Saturday, February 18, 2006

Interview with Alan Licht


As an improv guitarist and member of avant-garde rock acts Run On, Love Child and Blue Humans, Alan Licht is the greatest musicologist you've never heard. Through recordings like The Evan Dando of Noise? and his latest offering, A New York Minute, the Jersey-born Licht has emerged as a seminal figure in New York's art music scene. His approach has more in common with the ornate minimalism of Steve Reich and La Monte Young, and the directionless skronk of Derek Bailey, than the strum of most ax-men.

Now, touring with his first book, An Emotional Memoir of Martha Quinn (published by Drag City Press), a recollection of his own life told via the pop music and politics of the '80s and '90s, Licht reconsiders the past, present and future of pop music through the eyes of an unwitting participant.
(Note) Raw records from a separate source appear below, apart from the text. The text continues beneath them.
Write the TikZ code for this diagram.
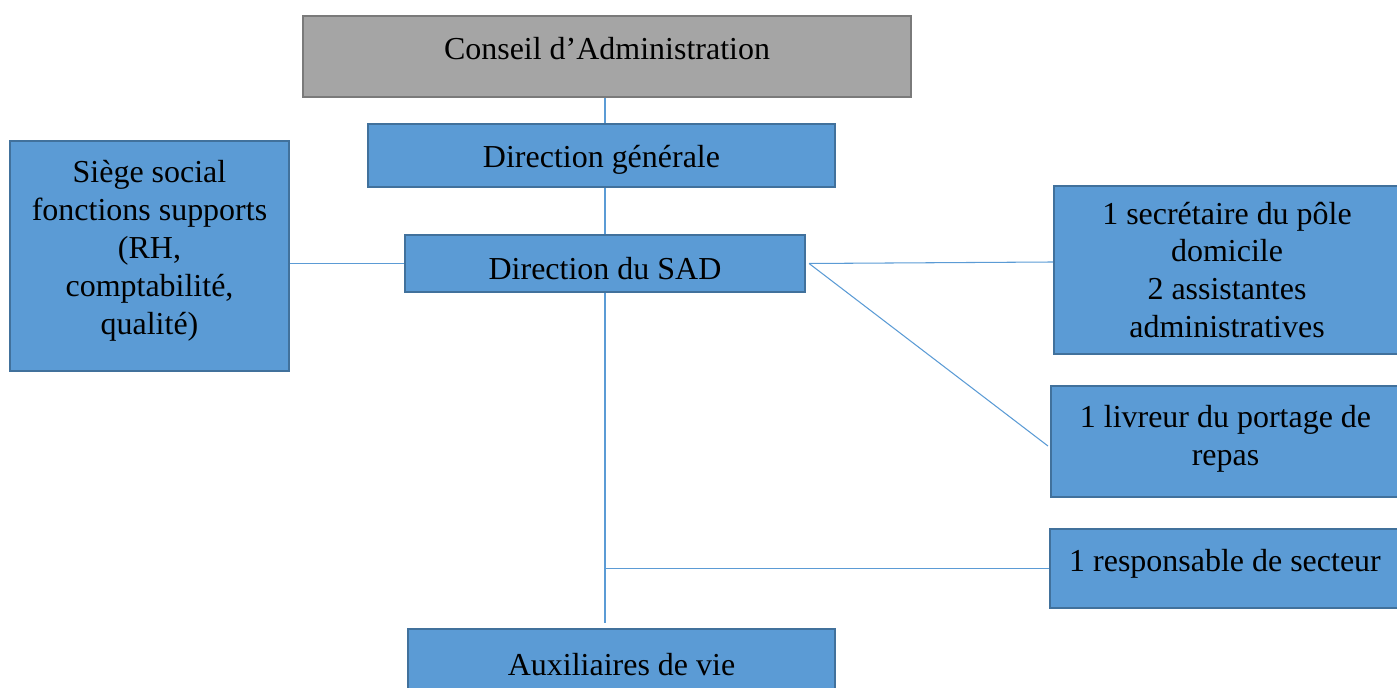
\documentclass[tikz,border=0pt]{standalone}
\usepackage{fontspec}
\setmainfont{Liberation Serif}
\usepackage{xcolor}
\usepackage{tikz}
\usetikzlibrary{positioning, calc}

\definecolor{bleubloc}{HTML}{5B9BD5}
\definecolor{bordbleu}{HTML}{41719C}
\definecolor{grisbloc}{HTML}{A5A5A5}
\definecolor{bordgris}{HTML}{7A7A7A}

\begin{document}
\begin{tikzpicture}[x=0.02cm, y=-0.02cm,
    font=\fontsize{18.2}{21.6}\selectfont,
    bloc/.style={rectangle, draw=bordbleu, fill=bleubloc, line width=1.2pt, align=center, inner sep=0pt},
    blocgris/.style={bloc, draw=bordgris, fill=grisbloc},
    lien/.style={draw=bleubloc, line width=0.6pt}]
    \useasboundingbox (0,0) rectangle (1397,688);
    \clip (0,0) rectangle (1397,688);

    \node[blocgris, minimum width=608*0.02cm, minimum height=81*0.02cm, text depth=0.32cm] (conseil) at (607,56.5) {Conseil d’Administration};
    \node[bloc, minimum width=467*0.02cm, minimum height=63*0.02cm, text height=0.6cm] (dg) at (601.5,155.5) {Direction générale};
    \node[bloc, minimum width=400*0.02cm, minimum height=57*0.02cm, text height=0.64cm] (sad) at (605,263.5) {Direction du SAD};
    \node[bloc, minimum width=279*0.02cm, minimum height=230*0.02cm] (siege) at (149.5,256)
        {Siège social\\fonctions supports\\(RH,\\comptabilité,\\qualité)\rule[-0.36cm]{0pt}{0pt}};
    \node[bloc, minimum width=346*0.02cm, minimum height=168*0.02cm] (secr) at (1227,270)
        {1 secrétaire du pôle\\domicile\\2 assistantes\\administratives};
    \node[bloc, minimum width=349*0.02cm, minimum height=111*0.02cm] (livreur) at (1225.5,441.5)
        {1 livreur du portage de\\repas\rule[-0.26cm]{0pt}{0pt}};
    \node[bloc, minimum width=350*0.02cm, minimum height=79*0.02cm, text depth=0.32cm] (resp) at (1225,568.5) {1 responsable de secteur};
    \node[bloc, minimum width=427*0.02cm, minimum height=71*0.02cm] (aux) at (621.5,664.5) {Auxiliaires de vie};

    \coordinate (bas) at (605,623);

    \draw[lien] (conseil.south -| sad) -- (dg.north -| sad);
    \draw[lien] (dg.south -| sad) -- (sad.north);
    \draw[lien] (siege.east |- sad.west) -- (sad.west);
    \draw[lien] ([xshift=0.06cm]sad.east) -- ($(secr.west |- sad.east)+(0,-1.5)$);
    \draw[lien] ([xshift=0.06cm]sad.east) -- ([xshift=-0.04cm, yshift=-0.09cm]livreur.west);
    \draw[lien] (sad.south) -- (bas);
    \draw[lien] (sad.south |- resp.west) -- (resp.west); % vers le secteur
\end{tikzpicture}
\end{document}
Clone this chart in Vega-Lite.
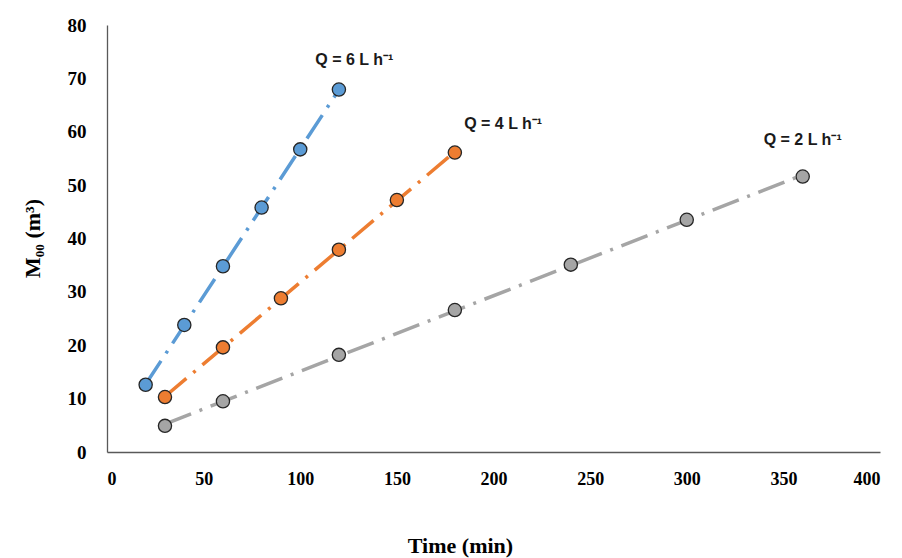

Chad Radford: Your book is titled An Emotional Memoir of Martha Quinn, but it has nothing to do with Martha Quinn. Why Martha Quinn and not Alan Licht?

Alan Licht: It's a play on the title of the Fielding Dawson book, An Emotional Memoir of Franz Kline. It's meant to be ironic. I've never met Martha Quinn. But so much of the book dwells in the early '80s that I wanted to use something that referenced the era.

You often refer to specific people in your record titles but never make any literal connections to them. Records like The Evan Dando of Noise?, Tone Poem For Nikki Sixx Million and Calvin Johnson Has Ruined Rock For An Entire Generation have nothing to do with the names in the titles. What draws you to them?

I've seen it done in other art forms. Fluxus artists would drop names in titles of things, and it always catches my attention when someone makes a reference to someone well-known, but it's not specifically a vehicle for that well-known person.

Martha Quinn retraces your life through pop music and events. Have you learned anything new about yourself by touring and reading from the book?

During my first reading, I realized that I had never read any of it out loud before and I was horrified at how some of it sounded. I had to be very selective with what was read. Now when I write I'm really conscious of how it will sound if it's read out loud. Specifically, some of the things I say about Billy Corgan are funny in print, but to go out and be pontificating about them just sounds mean.

You also write various blurbs on songs by the Eagles, Dire Straits, Duran Duran and many others. What do these songs mean to you?

Pop music isn't that different from minimalism, these songs are extremely repetitive and they get stuck in your head like they're on infinite repeat. With Steve Reich or Philip Glass, it's all about repetition and that's how they crossed over into pop music.

What was the first record you ever bought?

As a child I was way more into classical music than pop music. The first pop record I bought was by Shawn Cassidy, then the Saturday Night Fever soundtrack and then Band on the Run by the Wings. I had a lot of classical records before that and in a way my first heavy metal record was Tchaikovsky’s 1812 Overture where they used real cannon fire. I liked to play it really loud.

Are you a classically trained musician?

No, I failed out of harmony class in school.

In the book you draw a strong correlation between the attitude of pop music in the '80s and '90s with the politics of the time. Where do you see pop culture now in relation to the Bush White House, the War on Terror and the flailing economy?

During the '90s, there was a boom in the economy and there was room for experimentation for both musicians and audiences. People had enough money to check out something that was popular, but also things that weren't so popular. Now that the economy has taken a dive, there's no room for that anymore. It's all about survival of the fittest. A group like the White Stripes is playing music that references tried and true songwriting. It's new in that it's a duo with no bass, but fundamentally it's a conservative movement that reflects the conservativism of the time.